»»

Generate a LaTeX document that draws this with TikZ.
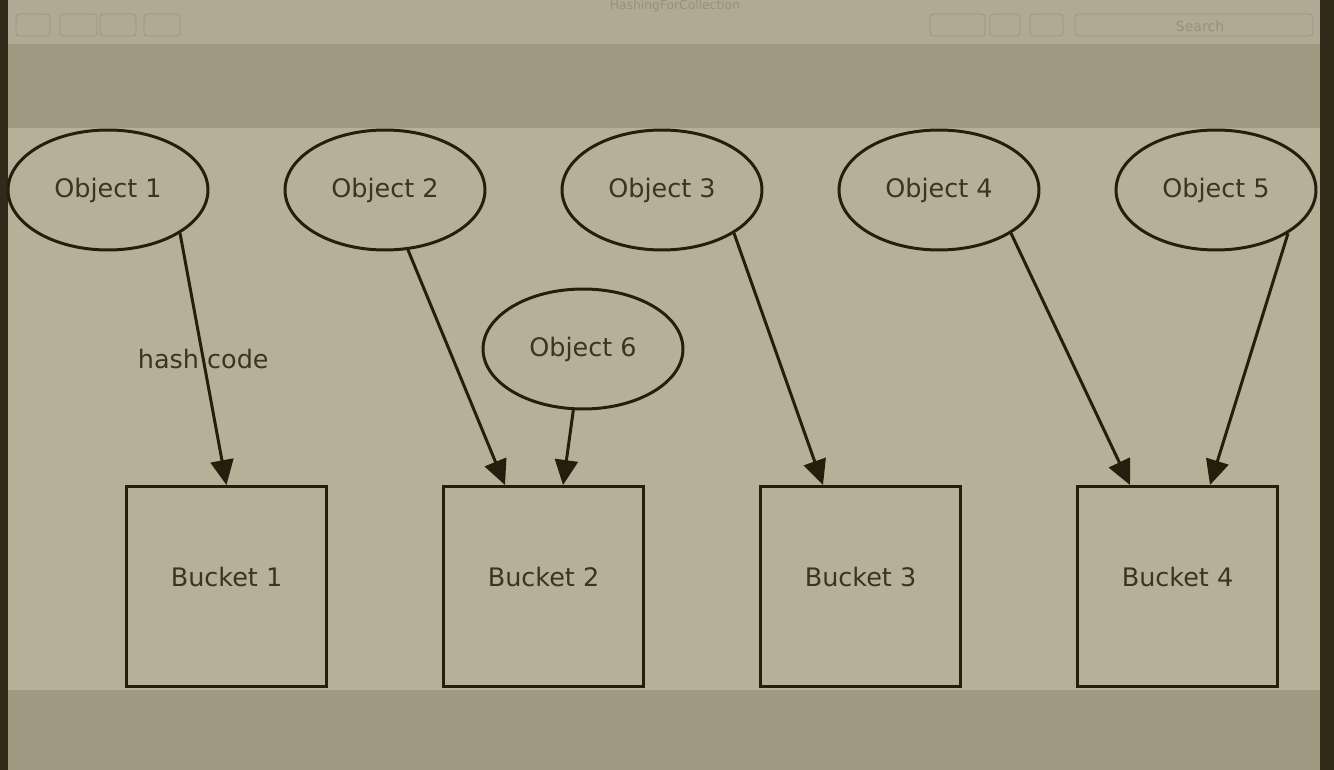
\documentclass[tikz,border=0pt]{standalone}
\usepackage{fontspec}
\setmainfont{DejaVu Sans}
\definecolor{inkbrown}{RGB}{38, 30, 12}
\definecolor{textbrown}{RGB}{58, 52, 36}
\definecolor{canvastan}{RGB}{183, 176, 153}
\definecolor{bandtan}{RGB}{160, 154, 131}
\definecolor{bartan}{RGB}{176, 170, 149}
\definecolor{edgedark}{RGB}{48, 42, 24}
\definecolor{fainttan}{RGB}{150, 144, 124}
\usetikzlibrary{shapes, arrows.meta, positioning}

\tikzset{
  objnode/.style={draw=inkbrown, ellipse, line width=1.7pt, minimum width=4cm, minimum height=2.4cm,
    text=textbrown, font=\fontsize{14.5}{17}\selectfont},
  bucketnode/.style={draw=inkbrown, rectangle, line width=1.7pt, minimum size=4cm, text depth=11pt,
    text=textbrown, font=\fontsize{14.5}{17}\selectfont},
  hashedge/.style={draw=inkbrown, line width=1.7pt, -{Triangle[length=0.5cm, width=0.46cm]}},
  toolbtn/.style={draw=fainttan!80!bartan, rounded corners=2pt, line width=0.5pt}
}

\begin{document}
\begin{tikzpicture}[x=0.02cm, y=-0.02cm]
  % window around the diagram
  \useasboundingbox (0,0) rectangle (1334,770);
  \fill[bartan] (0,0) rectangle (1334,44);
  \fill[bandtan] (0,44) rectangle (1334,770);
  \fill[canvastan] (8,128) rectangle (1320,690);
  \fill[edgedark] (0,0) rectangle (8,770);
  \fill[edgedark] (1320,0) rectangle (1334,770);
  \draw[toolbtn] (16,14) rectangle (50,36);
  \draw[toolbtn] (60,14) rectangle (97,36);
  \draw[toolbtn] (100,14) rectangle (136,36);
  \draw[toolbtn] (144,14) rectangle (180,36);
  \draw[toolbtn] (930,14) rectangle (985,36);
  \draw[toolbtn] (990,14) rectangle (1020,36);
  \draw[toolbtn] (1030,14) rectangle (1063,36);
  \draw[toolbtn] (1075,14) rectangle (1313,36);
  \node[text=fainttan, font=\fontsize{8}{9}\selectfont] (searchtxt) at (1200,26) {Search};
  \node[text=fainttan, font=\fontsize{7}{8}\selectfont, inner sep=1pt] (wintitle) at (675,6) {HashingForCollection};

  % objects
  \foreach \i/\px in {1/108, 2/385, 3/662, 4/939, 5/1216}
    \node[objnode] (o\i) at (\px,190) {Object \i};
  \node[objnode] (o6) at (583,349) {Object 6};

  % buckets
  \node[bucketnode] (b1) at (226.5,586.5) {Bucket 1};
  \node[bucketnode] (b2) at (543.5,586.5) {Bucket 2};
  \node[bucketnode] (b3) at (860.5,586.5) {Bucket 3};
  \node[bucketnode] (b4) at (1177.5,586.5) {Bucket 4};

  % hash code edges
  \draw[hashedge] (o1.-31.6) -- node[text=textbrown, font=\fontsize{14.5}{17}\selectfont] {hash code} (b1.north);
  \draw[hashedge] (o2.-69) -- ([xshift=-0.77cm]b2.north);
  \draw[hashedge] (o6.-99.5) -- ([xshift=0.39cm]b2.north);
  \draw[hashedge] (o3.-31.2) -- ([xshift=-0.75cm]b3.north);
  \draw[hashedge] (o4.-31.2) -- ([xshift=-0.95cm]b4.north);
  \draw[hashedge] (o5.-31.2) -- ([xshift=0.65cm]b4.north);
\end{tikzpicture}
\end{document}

««
»»

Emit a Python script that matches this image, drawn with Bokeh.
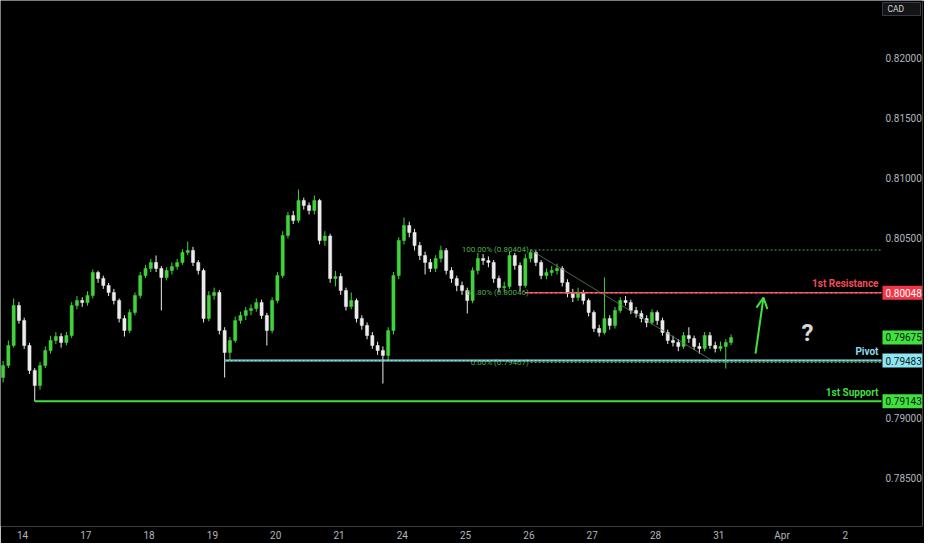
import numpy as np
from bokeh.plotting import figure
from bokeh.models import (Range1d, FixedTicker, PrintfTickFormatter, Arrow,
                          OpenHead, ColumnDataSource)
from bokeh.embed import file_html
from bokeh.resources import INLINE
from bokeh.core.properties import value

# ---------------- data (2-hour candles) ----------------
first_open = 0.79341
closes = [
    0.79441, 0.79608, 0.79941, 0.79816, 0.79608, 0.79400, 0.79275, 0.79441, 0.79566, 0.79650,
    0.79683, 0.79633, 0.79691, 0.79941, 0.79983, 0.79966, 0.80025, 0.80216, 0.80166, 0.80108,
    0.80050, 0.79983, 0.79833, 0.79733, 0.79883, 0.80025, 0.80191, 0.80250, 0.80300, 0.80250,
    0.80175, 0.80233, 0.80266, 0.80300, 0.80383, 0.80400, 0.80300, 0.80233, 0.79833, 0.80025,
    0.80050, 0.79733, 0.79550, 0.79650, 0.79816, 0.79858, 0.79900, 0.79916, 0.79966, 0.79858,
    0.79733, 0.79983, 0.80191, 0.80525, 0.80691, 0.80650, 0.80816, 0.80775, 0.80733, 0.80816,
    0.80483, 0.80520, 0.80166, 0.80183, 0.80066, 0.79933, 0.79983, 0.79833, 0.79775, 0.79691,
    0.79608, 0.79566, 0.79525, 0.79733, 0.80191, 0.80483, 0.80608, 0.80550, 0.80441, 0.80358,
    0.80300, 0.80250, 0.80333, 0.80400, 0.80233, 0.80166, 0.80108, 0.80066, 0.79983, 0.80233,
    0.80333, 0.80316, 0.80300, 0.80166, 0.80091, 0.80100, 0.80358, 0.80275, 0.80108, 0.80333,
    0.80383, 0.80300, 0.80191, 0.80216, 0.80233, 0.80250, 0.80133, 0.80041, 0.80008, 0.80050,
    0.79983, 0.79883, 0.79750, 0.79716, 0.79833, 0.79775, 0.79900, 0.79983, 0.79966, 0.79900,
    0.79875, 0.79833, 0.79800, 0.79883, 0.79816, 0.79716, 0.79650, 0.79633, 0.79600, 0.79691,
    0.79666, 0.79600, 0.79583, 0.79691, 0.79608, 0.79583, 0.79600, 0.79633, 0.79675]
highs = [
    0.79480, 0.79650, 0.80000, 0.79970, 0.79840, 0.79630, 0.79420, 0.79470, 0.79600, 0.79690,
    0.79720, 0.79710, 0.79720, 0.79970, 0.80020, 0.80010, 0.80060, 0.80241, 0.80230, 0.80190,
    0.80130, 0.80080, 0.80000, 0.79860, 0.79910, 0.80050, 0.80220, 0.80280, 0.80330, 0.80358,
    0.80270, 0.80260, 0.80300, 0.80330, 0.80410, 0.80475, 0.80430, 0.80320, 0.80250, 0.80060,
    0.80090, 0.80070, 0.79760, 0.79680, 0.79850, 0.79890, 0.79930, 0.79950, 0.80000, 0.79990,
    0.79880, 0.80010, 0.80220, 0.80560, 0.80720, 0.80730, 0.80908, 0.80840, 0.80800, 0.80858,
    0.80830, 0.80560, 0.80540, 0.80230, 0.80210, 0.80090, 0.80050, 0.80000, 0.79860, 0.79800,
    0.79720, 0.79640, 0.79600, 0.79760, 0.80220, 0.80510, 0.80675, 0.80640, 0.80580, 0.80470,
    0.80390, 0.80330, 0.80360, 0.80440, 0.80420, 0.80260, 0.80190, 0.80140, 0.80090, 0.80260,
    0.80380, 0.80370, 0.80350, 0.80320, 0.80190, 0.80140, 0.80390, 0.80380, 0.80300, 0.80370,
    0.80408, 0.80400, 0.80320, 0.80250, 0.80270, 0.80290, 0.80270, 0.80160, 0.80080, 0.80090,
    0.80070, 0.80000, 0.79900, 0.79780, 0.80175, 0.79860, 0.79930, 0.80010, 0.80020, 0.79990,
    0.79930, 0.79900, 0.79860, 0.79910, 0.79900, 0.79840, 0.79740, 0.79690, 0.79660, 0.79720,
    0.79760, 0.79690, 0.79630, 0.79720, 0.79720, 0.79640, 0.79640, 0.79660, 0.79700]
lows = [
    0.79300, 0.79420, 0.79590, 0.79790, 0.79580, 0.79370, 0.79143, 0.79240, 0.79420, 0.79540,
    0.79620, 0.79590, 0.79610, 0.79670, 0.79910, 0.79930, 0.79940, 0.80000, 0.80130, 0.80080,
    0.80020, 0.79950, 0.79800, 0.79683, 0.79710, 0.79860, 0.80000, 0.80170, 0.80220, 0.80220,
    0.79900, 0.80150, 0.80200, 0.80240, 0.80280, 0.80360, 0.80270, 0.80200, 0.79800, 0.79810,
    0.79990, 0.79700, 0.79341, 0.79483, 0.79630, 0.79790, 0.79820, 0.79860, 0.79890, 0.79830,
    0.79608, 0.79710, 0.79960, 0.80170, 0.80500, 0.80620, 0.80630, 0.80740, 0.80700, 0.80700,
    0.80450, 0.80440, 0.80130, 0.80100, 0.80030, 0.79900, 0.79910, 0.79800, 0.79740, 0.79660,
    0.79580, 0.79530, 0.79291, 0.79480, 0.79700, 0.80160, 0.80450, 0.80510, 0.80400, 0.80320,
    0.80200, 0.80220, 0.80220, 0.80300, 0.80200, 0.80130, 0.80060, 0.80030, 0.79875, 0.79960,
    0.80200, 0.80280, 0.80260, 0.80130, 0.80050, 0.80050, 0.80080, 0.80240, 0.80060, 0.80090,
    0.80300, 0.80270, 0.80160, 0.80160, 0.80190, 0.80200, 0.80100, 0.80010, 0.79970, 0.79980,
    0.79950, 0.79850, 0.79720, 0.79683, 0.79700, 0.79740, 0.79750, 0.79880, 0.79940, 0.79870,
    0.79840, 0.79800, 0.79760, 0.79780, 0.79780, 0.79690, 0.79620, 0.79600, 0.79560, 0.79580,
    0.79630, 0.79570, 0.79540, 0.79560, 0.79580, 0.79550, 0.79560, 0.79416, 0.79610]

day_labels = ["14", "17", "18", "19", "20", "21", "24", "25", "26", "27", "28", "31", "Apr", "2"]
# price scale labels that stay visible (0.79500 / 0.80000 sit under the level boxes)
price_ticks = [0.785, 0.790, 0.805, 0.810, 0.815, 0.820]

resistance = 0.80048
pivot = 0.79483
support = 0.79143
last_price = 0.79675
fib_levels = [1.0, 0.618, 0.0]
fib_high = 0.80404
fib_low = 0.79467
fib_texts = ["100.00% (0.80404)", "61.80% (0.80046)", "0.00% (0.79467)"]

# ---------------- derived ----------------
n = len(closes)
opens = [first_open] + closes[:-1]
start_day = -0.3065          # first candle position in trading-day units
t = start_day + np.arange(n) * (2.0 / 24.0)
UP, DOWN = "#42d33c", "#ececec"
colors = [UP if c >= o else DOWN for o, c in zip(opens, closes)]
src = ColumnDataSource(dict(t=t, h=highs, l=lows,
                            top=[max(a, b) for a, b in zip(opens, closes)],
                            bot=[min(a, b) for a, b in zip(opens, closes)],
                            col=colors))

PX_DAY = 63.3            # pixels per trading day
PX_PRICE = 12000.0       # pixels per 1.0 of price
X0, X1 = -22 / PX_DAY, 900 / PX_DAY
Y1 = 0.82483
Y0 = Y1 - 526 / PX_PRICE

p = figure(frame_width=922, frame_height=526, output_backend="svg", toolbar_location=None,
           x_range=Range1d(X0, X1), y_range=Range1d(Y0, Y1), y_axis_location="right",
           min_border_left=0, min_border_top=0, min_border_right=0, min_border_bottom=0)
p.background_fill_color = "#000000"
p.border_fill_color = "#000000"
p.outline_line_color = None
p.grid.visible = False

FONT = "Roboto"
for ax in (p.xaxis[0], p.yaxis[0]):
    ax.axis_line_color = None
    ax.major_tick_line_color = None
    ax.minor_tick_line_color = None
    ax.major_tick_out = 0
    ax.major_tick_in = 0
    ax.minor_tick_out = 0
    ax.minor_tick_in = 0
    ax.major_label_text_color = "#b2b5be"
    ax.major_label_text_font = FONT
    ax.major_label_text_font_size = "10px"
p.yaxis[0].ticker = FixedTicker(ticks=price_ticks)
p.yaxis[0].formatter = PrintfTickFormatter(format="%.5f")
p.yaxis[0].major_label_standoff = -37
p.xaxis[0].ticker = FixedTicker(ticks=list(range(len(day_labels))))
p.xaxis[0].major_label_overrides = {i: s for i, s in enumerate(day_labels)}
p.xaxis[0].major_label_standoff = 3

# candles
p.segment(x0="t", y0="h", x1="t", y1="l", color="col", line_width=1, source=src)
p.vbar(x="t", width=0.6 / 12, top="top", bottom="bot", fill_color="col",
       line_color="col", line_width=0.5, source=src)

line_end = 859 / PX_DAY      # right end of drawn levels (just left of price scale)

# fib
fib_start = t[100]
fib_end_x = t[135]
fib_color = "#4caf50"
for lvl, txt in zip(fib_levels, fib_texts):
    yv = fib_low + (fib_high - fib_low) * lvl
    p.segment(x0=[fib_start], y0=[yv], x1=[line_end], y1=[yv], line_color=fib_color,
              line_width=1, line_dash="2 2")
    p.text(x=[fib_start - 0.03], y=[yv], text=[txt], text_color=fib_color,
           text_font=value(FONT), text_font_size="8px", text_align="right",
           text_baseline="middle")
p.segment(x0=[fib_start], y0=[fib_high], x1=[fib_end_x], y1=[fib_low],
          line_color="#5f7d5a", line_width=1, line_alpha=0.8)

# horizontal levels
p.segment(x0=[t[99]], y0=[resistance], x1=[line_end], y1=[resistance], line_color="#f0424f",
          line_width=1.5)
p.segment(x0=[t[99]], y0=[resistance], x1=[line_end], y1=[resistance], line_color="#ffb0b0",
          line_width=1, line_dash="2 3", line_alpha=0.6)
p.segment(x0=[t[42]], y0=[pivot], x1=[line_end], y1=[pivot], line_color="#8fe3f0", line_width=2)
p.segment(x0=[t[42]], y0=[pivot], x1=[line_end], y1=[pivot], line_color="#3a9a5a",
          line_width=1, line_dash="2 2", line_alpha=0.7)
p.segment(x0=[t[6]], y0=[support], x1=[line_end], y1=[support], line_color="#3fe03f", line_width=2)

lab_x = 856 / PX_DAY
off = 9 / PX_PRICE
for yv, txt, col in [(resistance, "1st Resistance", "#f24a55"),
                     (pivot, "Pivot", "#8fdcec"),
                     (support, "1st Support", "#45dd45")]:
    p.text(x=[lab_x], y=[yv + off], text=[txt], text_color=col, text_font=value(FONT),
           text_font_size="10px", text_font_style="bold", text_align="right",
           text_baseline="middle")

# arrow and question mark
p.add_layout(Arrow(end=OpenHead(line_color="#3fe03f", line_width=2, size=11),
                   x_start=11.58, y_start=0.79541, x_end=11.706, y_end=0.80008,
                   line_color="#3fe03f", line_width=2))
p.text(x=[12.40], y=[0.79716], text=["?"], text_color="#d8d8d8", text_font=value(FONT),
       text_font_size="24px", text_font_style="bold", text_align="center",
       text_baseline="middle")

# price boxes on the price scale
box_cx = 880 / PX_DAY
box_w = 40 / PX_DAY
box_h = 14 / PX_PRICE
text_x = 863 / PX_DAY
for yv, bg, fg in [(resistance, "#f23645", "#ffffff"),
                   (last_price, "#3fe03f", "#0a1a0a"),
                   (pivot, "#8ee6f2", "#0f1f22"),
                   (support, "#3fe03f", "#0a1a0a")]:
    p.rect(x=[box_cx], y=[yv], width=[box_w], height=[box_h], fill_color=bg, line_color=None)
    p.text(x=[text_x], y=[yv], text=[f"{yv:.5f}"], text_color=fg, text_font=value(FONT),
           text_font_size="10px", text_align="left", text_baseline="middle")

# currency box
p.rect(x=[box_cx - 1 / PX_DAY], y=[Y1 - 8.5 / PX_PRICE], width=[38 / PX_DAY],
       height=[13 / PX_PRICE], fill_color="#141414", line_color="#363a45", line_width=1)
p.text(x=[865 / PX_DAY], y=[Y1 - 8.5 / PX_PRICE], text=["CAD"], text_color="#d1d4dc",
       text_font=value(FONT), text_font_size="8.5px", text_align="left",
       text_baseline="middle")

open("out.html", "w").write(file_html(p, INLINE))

««
»»

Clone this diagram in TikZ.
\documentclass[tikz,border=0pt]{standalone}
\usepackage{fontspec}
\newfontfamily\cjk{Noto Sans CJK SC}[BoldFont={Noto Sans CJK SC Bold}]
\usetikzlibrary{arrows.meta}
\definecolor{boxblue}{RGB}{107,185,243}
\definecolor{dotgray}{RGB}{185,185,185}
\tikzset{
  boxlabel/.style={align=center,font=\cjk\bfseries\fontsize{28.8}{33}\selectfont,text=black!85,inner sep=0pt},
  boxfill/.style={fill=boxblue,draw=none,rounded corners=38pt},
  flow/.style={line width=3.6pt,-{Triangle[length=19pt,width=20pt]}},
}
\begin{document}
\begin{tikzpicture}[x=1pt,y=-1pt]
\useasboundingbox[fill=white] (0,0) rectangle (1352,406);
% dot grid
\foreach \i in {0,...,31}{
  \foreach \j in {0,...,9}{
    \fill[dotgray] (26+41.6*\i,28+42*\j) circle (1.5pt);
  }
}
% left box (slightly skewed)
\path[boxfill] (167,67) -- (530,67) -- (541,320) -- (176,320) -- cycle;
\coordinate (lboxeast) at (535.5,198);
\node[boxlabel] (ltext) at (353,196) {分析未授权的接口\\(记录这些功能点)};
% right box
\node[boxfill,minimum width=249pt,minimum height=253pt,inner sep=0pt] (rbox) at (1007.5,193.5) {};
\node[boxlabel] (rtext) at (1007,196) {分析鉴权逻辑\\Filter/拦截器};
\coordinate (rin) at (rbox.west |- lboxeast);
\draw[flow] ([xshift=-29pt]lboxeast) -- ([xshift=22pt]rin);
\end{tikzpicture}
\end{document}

««

Task brief:
Print everything from the line with "Emit a Python" down to the line with "from bokeh.core.properties import value" in the entries above, both lines included and nothing more, without the pictures.

Solution to the problem:
Emit a Python script that matches this image, drawn with Bokeh.
import numpy as np
from bokeh.plotting import figure
from bokeh.models import (Range1d, FixedTicker, PrintfTickFormatter, Arrow,
                          OpenHead, ColumnDataSource)
from bokeh.embed import file_html
from bokeh.resources import INLINE
from bokeh.core.properties import value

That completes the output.